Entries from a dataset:
** Begin **
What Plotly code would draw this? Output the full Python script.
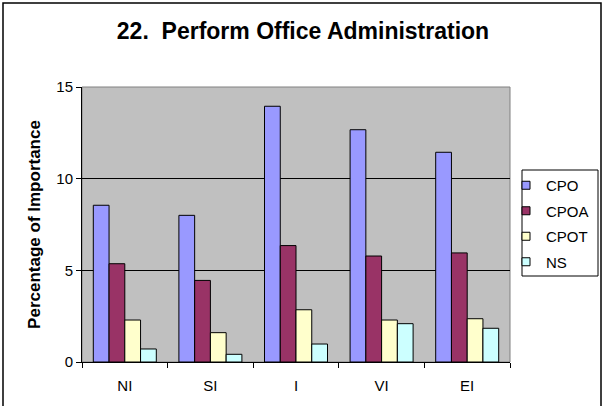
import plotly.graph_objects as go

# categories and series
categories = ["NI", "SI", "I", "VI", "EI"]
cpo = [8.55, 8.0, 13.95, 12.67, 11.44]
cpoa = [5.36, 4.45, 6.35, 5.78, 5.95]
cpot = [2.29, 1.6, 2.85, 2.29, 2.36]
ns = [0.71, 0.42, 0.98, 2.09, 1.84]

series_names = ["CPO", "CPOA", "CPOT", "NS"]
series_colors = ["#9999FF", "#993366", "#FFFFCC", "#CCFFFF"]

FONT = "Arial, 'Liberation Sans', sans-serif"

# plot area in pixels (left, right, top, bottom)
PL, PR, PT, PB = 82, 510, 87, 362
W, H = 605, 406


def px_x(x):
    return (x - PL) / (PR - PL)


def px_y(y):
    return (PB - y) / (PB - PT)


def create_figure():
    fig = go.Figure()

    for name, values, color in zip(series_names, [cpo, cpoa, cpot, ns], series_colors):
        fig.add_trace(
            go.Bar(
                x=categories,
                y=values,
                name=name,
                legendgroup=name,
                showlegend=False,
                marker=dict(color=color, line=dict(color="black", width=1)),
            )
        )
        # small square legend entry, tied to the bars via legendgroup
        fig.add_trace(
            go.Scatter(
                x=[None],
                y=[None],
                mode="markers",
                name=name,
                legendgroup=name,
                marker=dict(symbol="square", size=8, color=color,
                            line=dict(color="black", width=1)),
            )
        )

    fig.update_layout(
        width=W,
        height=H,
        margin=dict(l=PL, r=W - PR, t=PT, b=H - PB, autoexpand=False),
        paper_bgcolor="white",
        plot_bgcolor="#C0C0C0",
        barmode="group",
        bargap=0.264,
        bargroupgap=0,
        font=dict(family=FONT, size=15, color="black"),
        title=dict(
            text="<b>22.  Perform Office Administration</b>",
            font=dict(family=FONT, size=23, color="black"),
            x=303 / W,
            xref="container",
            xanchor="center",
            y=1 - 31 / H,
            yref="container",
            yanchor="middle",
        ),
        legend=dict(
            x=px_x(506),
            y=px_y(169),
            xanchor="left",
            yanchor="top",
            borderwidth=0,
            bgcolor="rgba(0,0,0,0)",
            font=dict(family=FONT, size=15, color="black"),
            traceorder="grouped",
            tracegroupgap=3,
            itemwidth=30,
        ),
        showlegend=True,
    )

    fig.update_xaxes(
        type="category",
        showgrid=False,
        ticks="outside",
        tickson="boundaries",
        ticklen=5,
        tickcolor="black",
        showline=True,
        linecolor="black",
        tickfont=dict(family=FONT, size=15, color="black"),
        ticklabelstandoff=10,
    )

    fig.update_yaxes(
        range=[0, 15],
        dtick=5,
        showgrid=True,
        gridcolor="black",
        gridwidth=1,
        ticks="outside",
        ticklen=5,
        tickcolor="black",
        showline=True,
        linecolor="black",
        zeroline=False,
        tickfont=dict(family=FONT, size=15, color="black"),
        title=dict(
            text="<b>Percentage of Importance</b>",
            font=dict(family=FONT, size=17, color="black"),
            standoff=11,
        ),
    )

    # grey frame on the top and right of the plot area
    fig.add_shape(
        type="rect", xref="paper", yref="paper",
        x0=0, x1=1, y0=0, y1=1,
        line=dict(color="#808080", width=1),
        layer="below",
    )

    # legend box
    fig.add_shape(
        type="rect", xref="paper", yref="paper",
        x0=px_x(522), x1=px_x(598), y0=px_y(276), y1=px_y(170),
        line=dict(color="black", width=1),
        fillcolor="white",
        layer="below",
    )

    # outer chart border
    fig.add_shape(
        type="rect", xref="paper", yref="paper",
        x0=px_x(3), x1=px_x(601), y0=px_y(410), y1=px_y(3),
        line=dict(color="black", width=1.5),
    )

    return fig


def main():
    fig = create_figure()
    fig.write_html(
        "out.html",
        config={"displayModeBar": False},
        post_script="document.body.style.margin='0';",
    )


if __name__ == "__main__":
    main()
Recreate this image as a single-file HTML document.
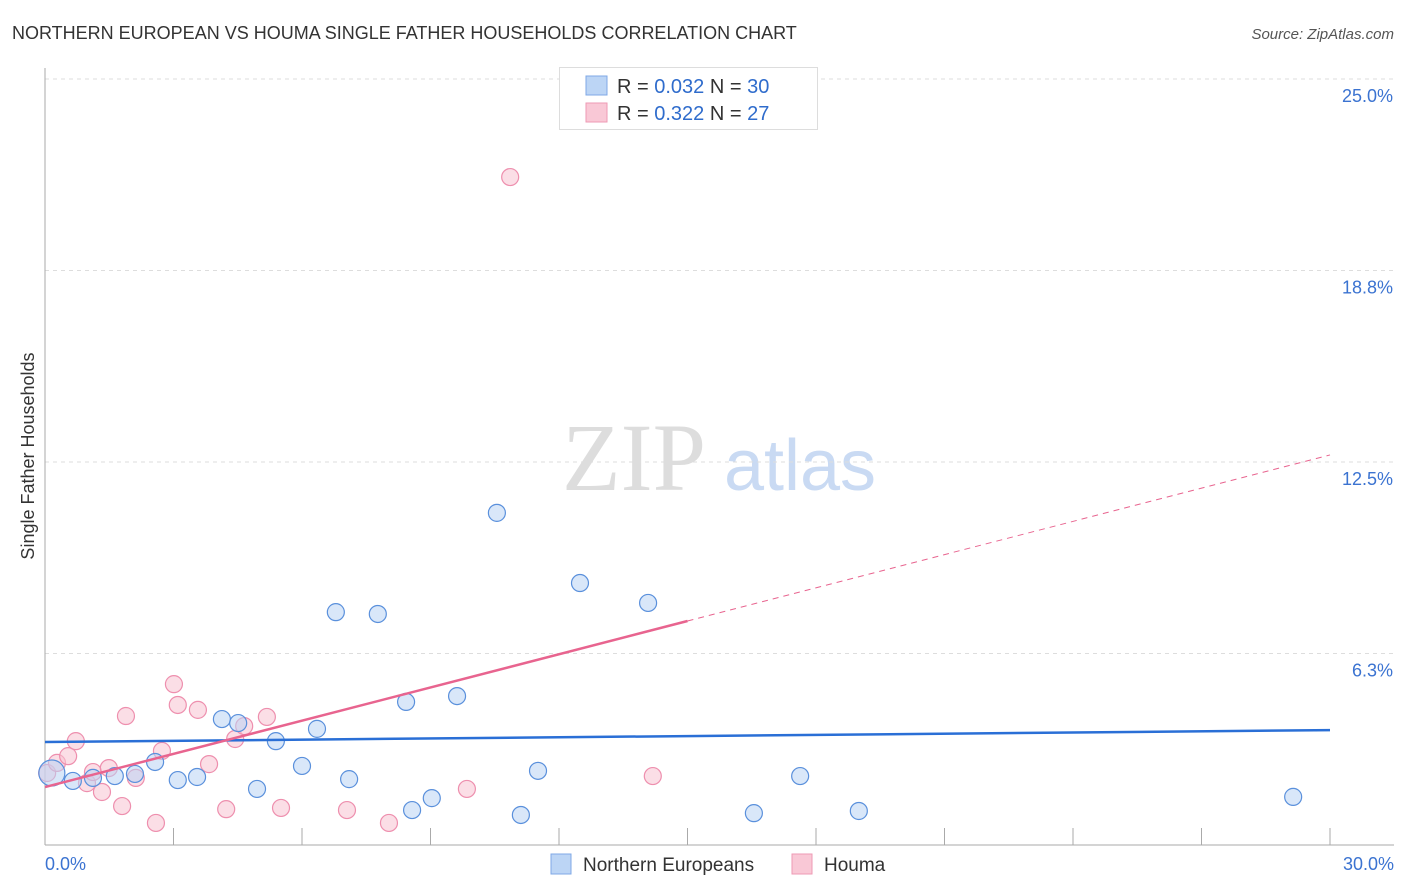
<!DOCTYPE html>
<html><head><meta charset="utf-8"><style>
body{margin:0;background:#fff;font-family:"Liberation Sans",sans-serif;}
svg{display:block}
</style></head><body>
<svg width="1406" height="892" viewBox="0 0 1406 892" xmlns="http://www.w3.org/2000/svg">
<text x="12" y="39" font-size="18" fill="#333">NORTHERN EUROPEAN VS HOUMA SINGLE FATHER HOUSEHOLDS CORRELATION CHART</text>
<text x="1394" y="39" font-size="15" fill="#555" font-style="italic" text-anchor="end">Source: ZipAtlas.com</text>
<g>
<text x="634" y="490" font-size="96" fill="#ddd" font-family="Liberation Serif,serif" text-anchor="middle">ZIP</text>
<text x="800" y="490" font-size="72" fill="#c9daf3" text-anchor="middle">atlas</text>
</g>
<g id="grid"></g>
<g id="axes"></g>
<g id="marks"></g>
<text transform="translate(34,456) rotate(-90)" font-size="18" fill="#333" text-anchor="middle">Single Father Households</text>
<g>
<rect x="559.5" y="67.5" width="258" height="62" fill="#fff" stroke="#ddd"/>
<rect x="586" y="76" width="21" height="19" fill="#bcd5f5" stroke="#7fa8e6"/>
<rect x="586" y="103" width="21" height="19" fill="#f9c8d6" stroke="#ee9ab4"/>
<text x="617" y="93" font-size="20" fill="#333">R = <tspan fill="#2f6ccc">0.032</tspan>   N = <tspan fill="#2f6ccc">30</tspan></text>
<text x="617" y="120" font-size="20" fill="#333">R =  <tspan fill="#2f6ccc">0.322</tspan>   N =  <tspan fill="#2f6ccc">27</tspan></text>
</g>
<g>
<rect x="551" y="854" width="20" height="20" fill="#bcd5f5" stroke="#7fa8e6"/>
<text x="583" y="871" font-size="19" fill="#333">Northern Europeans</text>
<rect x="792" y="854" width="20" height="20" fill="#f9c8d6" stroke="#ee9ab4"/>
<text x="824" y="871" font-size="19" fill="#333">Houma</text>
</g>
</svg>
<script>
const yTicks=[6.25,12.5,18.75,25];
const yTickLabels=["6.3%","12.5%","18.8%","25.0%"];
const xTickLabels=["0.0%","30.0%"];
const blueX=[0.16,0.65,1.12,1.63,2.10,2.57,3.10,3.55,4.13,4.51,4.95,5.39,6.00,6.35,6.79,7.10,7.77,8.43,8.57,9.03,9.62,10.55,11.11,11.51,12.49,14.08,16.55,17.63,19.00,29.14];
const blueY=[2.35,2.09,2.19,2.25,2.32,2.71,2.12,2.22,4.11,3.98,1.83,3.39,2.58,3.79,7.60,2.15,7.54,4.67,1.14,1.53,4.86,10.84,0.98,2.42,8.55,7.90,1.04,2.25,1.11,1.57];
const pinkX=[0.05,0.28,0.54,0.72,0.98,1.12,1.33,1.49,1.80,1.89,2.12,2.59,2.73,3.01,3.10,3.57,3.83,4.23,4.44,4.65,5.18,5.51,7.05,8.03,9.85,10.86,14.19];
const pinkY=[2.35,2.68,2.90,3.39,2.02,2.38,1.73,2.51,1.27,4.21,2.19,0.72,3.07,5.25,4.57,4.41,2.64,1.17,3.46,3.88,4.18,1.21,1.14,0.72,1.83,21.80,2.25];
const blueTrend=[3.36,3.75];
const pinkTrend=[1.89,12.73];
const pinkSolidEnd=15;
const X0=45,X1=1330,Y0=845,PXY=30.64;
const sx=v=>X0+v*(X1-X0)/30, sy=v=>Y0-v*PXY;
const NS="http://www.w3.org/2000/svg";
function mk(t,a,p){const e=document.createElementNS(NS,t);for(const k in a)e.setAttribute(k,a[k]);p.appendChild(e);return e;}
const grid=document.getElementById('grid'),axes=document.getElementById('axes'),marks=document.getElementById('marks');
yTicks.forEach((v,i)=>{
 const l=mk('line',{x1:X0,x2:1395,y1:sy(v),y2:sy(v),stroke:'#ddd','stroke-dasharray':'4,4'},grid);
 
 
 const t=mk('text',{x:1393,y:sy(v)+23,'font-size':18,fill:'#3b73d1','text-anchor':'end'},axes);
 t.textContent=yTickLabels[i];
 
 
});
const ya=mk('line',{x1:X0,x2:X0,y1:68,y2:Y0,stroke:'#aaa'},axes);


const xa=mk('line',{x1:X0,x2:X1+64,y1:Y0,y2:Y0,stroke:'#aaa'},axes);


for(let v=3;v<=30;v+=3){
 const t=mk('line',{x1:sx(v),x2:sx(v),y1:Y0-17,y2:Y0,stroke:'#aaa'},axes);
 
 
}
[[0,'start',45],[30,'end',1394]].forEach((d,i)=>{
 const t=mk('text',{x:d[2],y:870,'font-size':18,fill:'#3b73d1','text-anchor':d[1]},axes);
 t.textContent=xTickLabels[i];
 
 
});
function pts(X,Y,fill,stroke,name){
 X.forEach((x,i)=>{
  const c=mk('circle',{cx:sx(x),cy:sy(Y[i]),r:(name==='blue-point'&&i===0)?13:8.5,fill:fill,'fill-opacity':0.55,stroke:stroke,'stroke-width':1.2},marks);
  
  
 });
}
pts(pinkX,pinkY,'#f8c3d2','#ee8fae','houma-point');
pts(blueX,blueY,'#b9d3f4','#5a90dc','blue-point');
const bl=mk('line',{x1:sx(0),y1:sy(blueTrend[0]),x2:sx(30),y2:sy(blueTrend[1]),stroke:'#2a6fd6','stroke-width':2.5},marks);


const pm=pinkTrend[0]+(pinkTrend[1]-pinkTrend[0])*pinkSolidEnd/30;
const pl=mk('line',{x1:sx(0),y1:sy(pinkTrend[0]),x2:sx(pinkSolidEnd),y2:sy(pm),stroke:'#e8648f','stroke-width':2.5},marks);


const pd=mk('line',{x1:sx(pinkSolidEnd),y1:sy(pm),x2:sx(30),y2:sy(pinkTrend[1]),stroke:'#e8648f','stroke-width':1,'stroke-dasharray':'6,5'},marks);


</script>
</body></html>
** End **
Work to be completed: How many lines of these entries hold the string "document"? Answer with the number alone.

Output: 4